#### What the task requires
Repeat the material below exactly, with no pictures.

#### Collected data
** BEGIN **

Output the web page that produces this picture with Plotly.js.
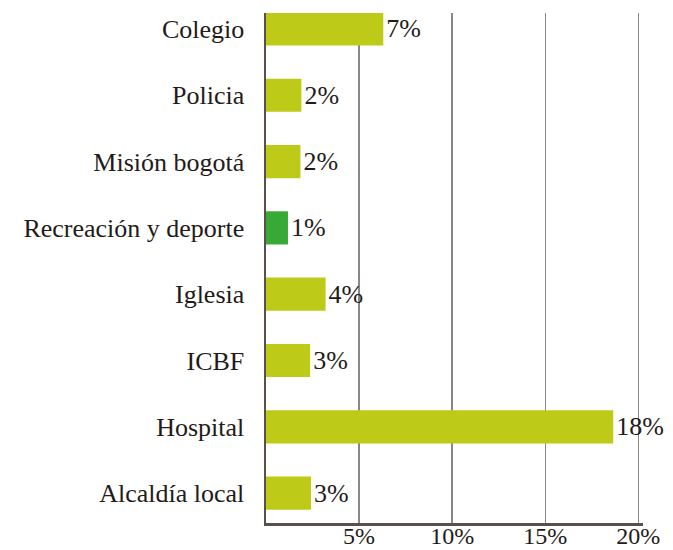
<!DOCTYPE html>
<html>
<head>
<meta charset="utf-8">
<script src="https://cdn.plot.ly/plotly-3.0.1.min.js"></script>
<style>html,body{margin:0;padding:0;background:#fff;}#chart{width:673px;height:550px;}</style>
</head>
<body>
<div id="chart"></div>
<script>
// Categories listed top to bottom as in the picture
const categories = ["Colegio", "Policia", "Misión bogotá", "Recreación y deporte", "Iglesia", "ICBF", "Hospital", "Alcaldía local"];
// Bar lengths (percent)
const values = [6.3, 1.9, 1.85, 1.18, 3.2, 2.37, 18.65, 2.42];
// Printed labels
const labels = ["7%", "2%", "2%", "1%", "4%", "3%", "18%", "3%"];
const barColors = ["#bdca17", "#bdca17", "#bdca17", "#38a935", "#bdca17", "#bdca17", "#bdca17", "#bdca17"];
const tickValues = [5, 10, 15, 20];
const tickLabels = ["5%", "10%", "15%", "20%"];

const font = {family: "Liberation Serif, Times New Roman, serif", size: 26, color: "#241b19"};

const trace = {
  type: "bar",
  orientation: "h",
  y: categories.slice().reverse(),
  x: values.slice().reverse(),
  text: labels.slice().reverse(),
  textposition: "outside",
  constraintext: "none",
  cliponaxis: false,
  textfont: font,
  marker: {color: barColors.slice().reverse(), line: {width: 0}},
  hoverinfo: "skip"
};

const layout = {
  width: 673, height: 550,
  margin: {l: 266, r: 30, t: 13, b: 27},
  paper_bgcolor: "#fff", plot_bgcolor: "#fff",
  showlegend: false,
  bargap: 0.5,
  font: font,
  xaxis: {
    range: [0, 20.25],
    tickvals: tickValues,
    ticktext: tickLabels,
    showgrid: true, gridcolor: "#8c8785", gridwidth: 1.5,
    zeroline: false,
    showline: true, linecolor: "#5a504b", linewidth: 2.5,
    ticks: "", ticklabelstandoff: -10, tickfont: {family: font.family, size: 24, color: font.color}, fixedrange: true
  },
  yaxis: {
    type: "category",
    range: [-0.45, 7.24],
    showgrid: false, zeroline: false,
    showline: true, linecolor: "#5a504b", linewidth: 2.5,
    ticks: "", ticklabelstandoff: 14, tickfont: font, fixedrange: true
  }
};

Plotly.newPlot("chart", [trace], layout, {displayModeBar: false, staticPlot: true});
</script>
</body>
</html>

** END **

#### Answer for the task
Output the web page that produces this picture with Plotly.js.
<!DOCTYPE html>
<html>
<head>
<meta charset="utf-8">
<script src="https://cdn.plot.ly/plotly-3.0.1.min.js"></script>
<style>html,body{margin:0;padding:0;background:#fff;}#chart{width:673px;height:550px;}</style>
</head>
<body>
<div id="chart"></div>
<script>
// Categories listed top to bottom as in the picture
const categories = ["Colegio", "Policia", "Misión bogotá", "Recreación y deporte", "Iglesia", "ICBF", "Hospital", "Alcaldía local"];
// Bar lengths (percent)
const values = [6.3, 1.9, 1.85, 1.18, 3.2, 2.37, 18.65, 2.42];
// Printed labels
const labels = ["7%", "2%", "2%", "1%", "4%", "3%", "18%", "3%"];
const barColors = ["#bdca17", "#bdca17", "#bdca17", "#38a935", "#bdca17", "#bdca17", "#bdca17", "#bdca17"];
const tickValues = [5, 10, 15, 20];
const tickLabels = ["5%", "10%", "15%", "20%"];

const font = {family: "Liberation Serif, Times New Roman, serif", size: 26, color: "#241b19"};

const trace = {
  type: "bar",
  orientation: "h",
  y: categories.slice().reverse(),
  x: values.slice().reverse(),
  text: labels.slice().reverse(),
  textposition: "outside",
  constraintext: "none",
  cliponaxis: false,
  textfont: font,
  marker: {color: barColors.slice().reverse(), line: {width: 0}},
  hoverinfo: "skip"
};

const layout = {
  width: 673, height: 550,
  margin: {l: 266, r: 30, t: 13, b: 27},
  paper_bgcolor: "#fff", plot_bgcolor: "#fff",
  showlegend: false,
  bargap: 0.5,
  font: font,
  xaxis: {
    range: [0, 20.25],
    tickvals: tickValues,
    ticktext: tickLabels,
    showgrid: true, gridcolor: "#8c8785", gridwidth: 1.5,
    zeroline: false,
    showline: true, linecolor: "#5a504b", linewidth: 2.5,
    ticks: "", ticklabelstandoff: -10, tickfont: {family: font.family, size: 24, color: font.color}, fixedrange: true
  },
  yaxis: {
    type: "category",
    range: [-0.45, 7.24],
    showgrid: false, zeroline: false,
    showline: true, linecolor: "#5a504b", linewidth: 2.5,
    ticks: "", ticklabelstandoff: 14, tickfont: font, fixedrange: true
  }
};

Plotly.newPlot("chart", [trace], layout, {displayModeBar: false, staticPlot: true});
</script>
</body>
</html>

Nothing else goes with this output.